The block allocation map contains information that is redundant with that of inode allocation maps, so it can be fully reconstructed, but only with a a full scan of the aggregate and fileset inode tables.
Inline log
A sequence of blocks towards the end of an aggregate that is used to record intended modifications to aggregate or fileset metadata.
Bad blocks
This is a file whose extents cover all the bad blocks discovered by jfs_fsck if any.
Inode allocation maps
Inode allocation map
An inode allocation map is the file body of an inode table file, not a map. This file body contains as the first 4KiB block a control page called dinomap, and after that a number of extents called inode allocation groups.
The dinomap contains:
  • The AG free inode lists array.
  • The AG free inode extents lists array.
  • The IAG free list.
  • The IAG free next.
which segment the information held in the inode allocation map by allocation group.
AG free inode lists array
The AG free inode lists array contains a list headers for each AG. Each lists threads together all the IAGs in that AG that have some free inode entries.
AG free inode extents lists array
The AG free inode extents lists array contains a list header for each AG, and each list threads together all the IAGs in an AG that have some free inode extents.
IAG free list
The IAG free list array contains a list header for each AG, and each list contains the number of those IAGs in the AG whose inodes are all free.
IAG free next
The IAG free next is the number of the next IAG to append (if required) to an inode allocation map, or equivalently the number of IAGs in an inode allocation map plus 1.
Inode allocation group
An inode allocation group, also called IAG, is a 4KiB block that describes up to 128 inode table extents, for a total of up to 4096 inode table entries.
An inode allocation group can be in any allocation group, but all the inode table extents it describes must be in the same allocation group as the first one, unlike the extents of a general purpose file body, which can be in any allocation group; as soon as its first inode table extent is allocated in a allocation group, the inode allocation group is tied to it, until all such extents are freed.
Once allocated, inode allocation groups are never freed, but their inode table extents may be freed though.
Inode table extent
Inode table extents are pointed to by inode allocation groups, and each must be 16KiB in length, and contains 32 inode table entries.
A fileset is a collections of named inodes.

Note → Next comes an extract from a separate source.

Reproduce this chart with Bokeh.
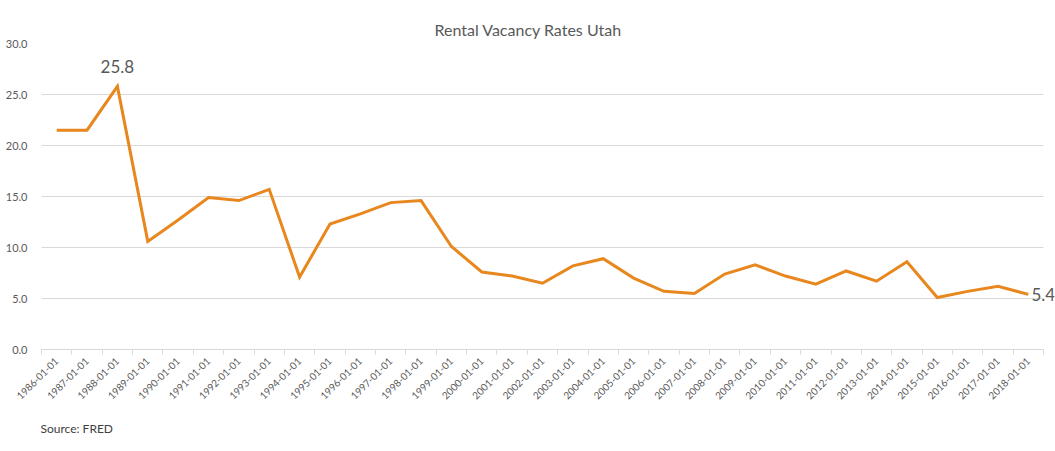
import numpy as np
from bokeh.plotting import figure
from bokeh.models import FixedTicker, Label, Range1d, ColumnDataSource, Title
from bokeh.embed import file_html
from bokeh.resources import INLINE

dates = [f"{y}-01-01" for y in range(1986, 2019)]
rates = [21.5, 21.5, 25.8, 10.6, 12.7, 14.9, 14.6, 15.7, 7.1, 12.3,
         13.3, 14.4, 14.6, 10.1, 7.6, 7.2, 6.5, 8.2, 8.9, 7.0,
         5.7, 5.5, 7.4, 8.3, 7.2, 6.4, 7.7, 6.7, 8.6, 5.1,
         5.7, 6.2, 5.4]
y_ticks = [0, 5, 10, 15, 20, 25, 30]

FONT = "Lato"
GRAY = "#595959"
ORANGE = "#E8871E"

idx = list(range(len(dates)))
src = ColumnDataSource(dict(x=idx, y=rates, d=dates))
n = len(dates)

p = figure(width=1055, height=449, output_backend="svg", toolbar_location=None,
           x_range=Range1d(-0.5, n - 0.5 + 0.36), y_range=Range1d(0, 30),
           min_border_left=41, min_border_right=1, min_border_top=43, min_border_bottom=99)
p.outline_line_color = None
p.background_fill_color = "white"
p.border_fill_color = "white"

p.title.text = "Rental Vacancy Rates Utah"
p.title.align = "left"
p.title.offset = 393
p.title.standoff = 10
p.title.text_font = FONT
p.title.text_font_size = "16px"
p.title.text_font_style = "normal"
p.title.text_color = GRAY

p.line("x", "y", source=src, line_color=ORANGE, line_width=3, line_join="miter")

# x axis
xa = p.xaxis[0]
xa.bounds = (-0.5, n - 0.5)
xa.ticker = FixedTicker(ticks=idx, minor_ticks=[i - 0.5 for i in range(n + 1)])
xa.major_label_overrides = {i: d for i, d in zip(idx, dates)}
xa.major_label_orientation = np.pi / 4
xa.major_tick_line_color = None
xa.minor_tick_line_color = "#D9D9D9"
xa.minor_tick_out = 5
xa.minor_tick_in = 0
xa.axis_line_color = "#D9D9D9"
xa.axis_line_width = 1
xa.major_label_text_font = FONT
xa.major_label_text_font_size = "10px"
xa.major_label_text_color = GRAY
xa.major_label_standoff = 4

# y axis
ya = p.yaxis[0]
ya.ticker = FixedTicker(ticks=y_ticks)
ya.major_label_overrides = {t: f"{t:.1f}" for t in y_ticks}
ya.axis_line_color = None
ya.major_tick_line_color = None
ya.minor_tick_line_color = None
ya.major_label_text_font = FONT
ya.major_label_text_font_size = "11px"
ya.major_label_text_color = GRAY
ya.major_label_standoff = 8

p.xgrid.grid_line_color = None
p.ygrid.ticker = FixedTicker(ticks=y_ticks[1:])
p.ygrid.grid_line_color = "#D9D9D9"
p.ygrid.grid_line_width = 1
p.ygrid.cross_bounds = (-0.5, n - 0.5)

# data labels
imax = int(np.argmax(rates))
p.add_layout(Label(x=imax, y=rates[imax], text=f"{rates[imax]:.1f}", text_align="center",
                   text_baseline="bottom", y_offset=13, text_font=FONT, text_font_size="17px",
                   text_color=GRAY))
p.add_layout(Label(x=idx[-1], y=rates[-1], text=f"{rates[-1]:.1f}", text_align="left",
                   text_baseline="middle", x_offset=3, text_font=FONT, text_font_size="17px",
                   text_color=GRAY))

p.add_layout(Title(text="Source: FRED", align="left", offset=-1, standoff=27,
                   text_font=FONT, text_font_size="12px", text_font_style="normal",
                   text_color="#404040"), "below")

open("out.html", "w").write(file_html(p, INLINE))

Filesets are defined as and by a fileset inode table, which is an inode allocation map file. It contains these inodes:
  • Number 0 is reserved.
  • Number 1 is a file containing extended fileset information.
  • Number 2 is a directory which is the root of the fileset naming tree.

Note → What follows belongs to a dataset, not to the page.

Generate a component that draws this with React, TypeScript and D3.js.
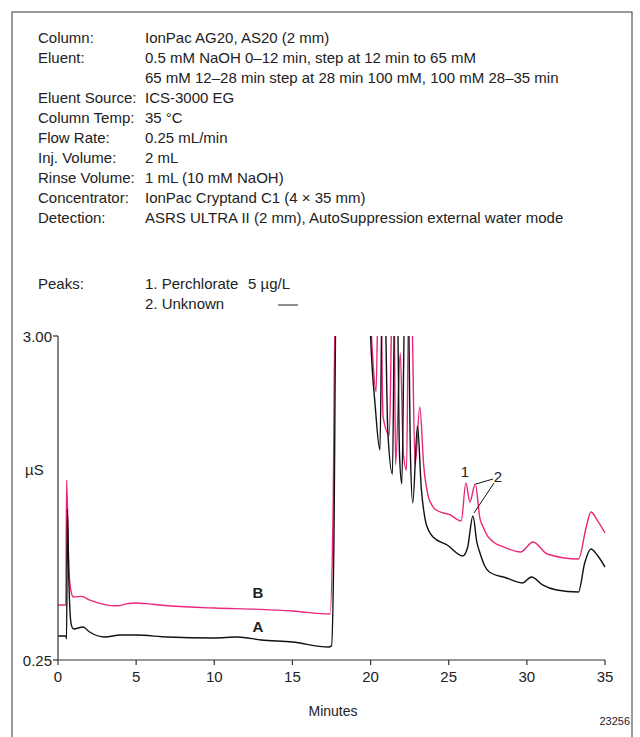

  • Number 3 is a file containing the ACL for the fileset.
  • Number 4 and following are used for the other files or directories in the fileset, all must be reachable from the directory at number 2.
A file is an inode with an attached (optional) allocation map describing a file body that contains data; a particular case of a file is a symbolic link, where the data in the file is a path name.
A directory is a an inode with a list of name and corresponding inode numbers; the list is either contained entirely within the inode if it is small, or is an attached directory map, containing dtree entries.